TASK BRIEF: Your task is to retype the lines between the line with "Emit a Python" and the line with "-0.035, -0.032, -0.04]", inclusive. Copy no pictures and no other lines.

WORKING DATA:
◇ ◇ ◇ ◇
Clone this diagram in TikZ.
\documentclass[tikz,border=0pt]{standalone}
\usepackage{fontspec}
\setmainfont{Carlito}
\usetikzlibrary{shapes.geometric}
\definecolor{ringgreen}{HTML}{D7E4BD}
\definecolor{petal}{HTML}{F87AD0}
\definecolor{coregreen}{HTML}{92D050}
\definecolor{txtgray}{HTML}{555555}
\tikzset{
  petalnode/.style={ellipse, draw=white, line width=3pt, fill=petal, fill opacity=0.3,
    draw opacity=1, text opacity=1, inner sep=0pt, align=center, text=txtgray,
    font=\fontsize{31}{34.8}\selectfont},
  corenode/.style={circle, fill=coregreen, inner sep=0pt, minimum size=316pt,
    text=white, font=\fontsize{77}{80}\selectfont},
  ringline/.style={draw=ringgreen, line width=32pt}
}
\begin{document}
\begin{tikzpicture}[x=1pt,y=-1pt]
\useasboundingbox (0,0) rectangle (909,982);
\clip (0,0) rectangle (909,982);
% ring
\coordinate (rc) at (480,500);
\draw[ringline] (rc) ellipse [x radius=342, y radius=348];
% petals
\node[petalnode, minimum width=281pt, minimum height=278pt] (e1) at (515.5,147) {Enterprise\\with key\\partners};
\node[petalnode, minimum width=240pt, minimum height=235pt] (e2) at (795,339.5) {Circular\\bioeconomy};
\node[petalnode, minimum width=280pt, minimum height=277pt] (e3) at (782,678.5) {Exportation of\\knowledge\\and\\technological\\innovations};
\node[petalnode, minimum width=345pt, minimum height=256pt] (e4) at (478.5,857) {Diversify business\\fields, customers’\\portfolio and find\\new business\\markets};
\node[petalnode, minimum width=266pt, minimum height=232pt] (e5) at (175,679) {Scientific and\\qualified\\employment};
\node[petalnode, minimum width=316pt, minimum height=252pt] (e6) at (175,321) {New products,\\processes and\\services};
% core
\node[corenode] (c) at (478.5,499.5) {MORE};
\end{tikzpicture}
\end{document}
◇ ◇ ◇ ◇
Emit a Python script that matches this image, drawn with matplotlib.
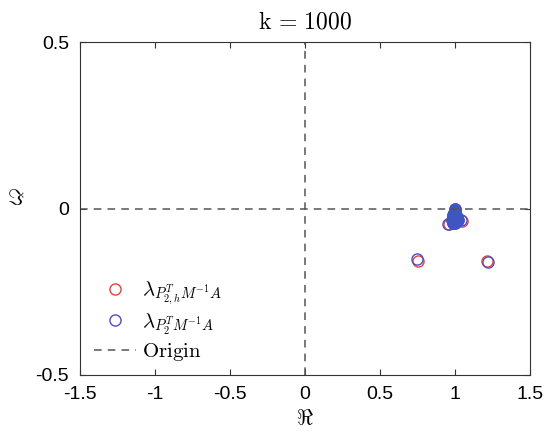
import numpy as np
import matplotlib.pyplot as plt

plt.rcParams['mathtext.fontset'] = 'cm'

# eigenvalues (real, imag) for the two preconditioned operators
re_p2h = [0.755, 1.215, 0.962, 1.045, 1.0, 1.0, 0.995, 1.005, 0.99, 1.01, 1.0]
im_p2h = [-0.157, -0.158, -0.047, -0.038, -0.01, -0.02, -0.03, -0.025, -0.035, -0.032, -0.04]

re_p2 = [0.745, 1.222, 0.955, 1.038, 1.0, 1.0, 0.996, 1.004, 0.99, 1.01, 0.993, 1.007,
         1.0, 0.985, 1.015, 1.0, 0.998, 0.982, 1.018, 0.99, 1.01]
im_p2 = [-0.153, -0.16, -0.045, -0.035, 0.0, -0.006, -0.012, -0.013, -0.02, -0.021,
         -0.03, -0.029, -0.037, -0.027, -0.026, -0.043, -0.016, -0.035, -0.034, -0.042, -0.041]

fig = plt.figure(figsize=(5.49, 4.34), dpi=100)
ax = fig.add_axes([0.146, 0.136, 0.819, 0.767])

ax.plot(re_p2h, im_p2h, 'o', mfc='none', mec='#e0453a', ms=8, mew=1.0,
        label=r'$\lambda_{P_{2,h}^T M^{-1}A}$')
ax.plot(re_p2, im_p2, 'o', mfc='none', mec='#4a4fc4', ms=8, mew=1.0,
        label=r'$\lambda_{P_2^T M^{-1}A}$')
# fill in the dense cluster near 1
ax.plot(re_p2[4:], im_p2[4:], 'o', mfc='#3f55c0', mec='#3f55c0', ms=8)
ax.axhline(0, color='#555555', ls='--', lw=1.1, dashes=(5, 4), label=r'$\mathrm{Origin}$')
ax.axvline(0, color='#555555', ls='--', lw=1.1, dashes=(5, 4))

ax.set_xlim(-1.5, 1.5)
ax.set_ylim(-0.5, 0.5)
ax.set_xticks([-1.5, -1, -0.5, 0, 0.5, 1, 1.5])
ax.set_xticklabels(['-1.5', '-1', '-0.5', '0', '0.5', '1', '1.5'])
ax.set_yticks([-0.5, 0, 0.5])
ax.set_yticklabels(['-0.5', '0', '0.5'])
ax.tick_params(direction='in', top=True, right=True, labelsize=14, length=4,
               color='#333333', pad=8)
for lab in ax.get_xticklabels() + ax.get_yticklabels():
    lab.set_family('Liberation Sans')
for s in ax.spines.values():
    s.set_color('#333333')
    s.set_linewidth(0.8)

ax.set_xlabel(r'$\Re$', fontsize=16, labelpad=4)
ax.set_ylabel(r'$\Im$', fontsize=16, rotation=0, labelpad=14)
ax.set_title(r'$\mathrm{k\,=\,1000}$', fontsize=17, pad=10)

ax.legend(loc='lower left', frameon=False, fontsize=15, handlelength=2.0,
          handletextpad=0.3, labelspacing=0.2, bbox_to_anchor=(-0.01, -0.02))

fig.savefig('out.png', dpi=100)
◇ ◇ ◇ ◇
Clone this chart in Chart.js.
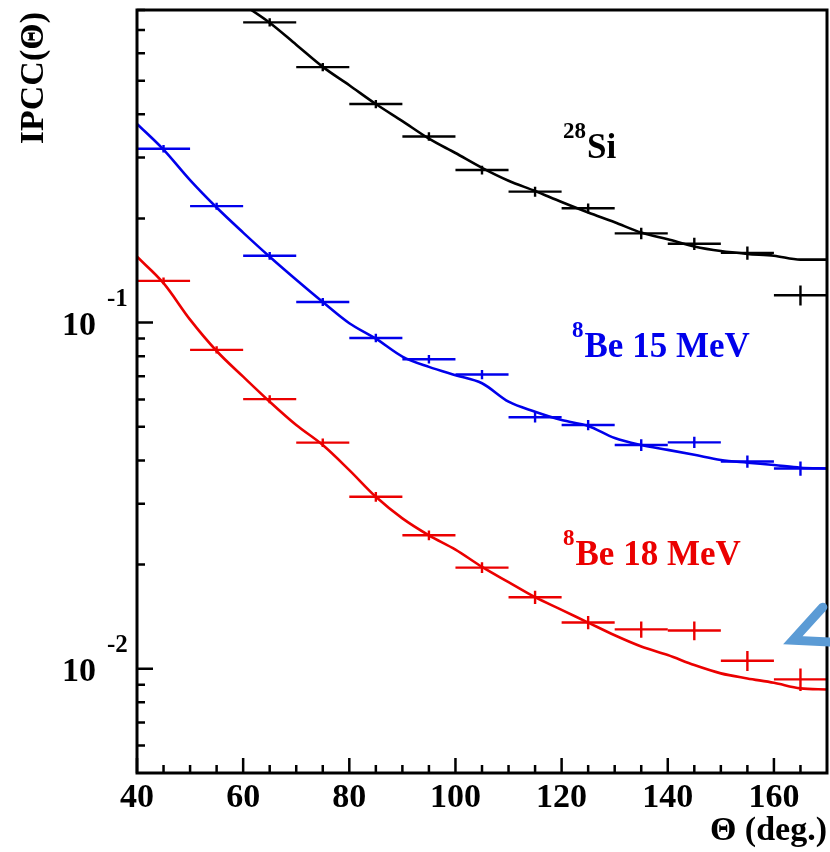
◇ ◇ ◇ ◇
ANSWER TO THE PROBLEM:
Emit a Python script that matches this image, drawn with matplotlib.
import numpy as np
import matplotlib.pyplot as plt

plt.rcParams['mathtext.fontset'] = 'cm'

# eigenvalues (real, imag) for the two preconditioned operators
re_p2h = [0.755, 1.215, 0.962, 1.045, 1.0, 1.0, 0.995, 1.005, 0.99, 1.01, 1.0]
im_p2h = [-0.157, -0.158, -0.047, -0.038, -0.01, -0.02, -0.03, -0.025, -0.035, -0.032, -0.04]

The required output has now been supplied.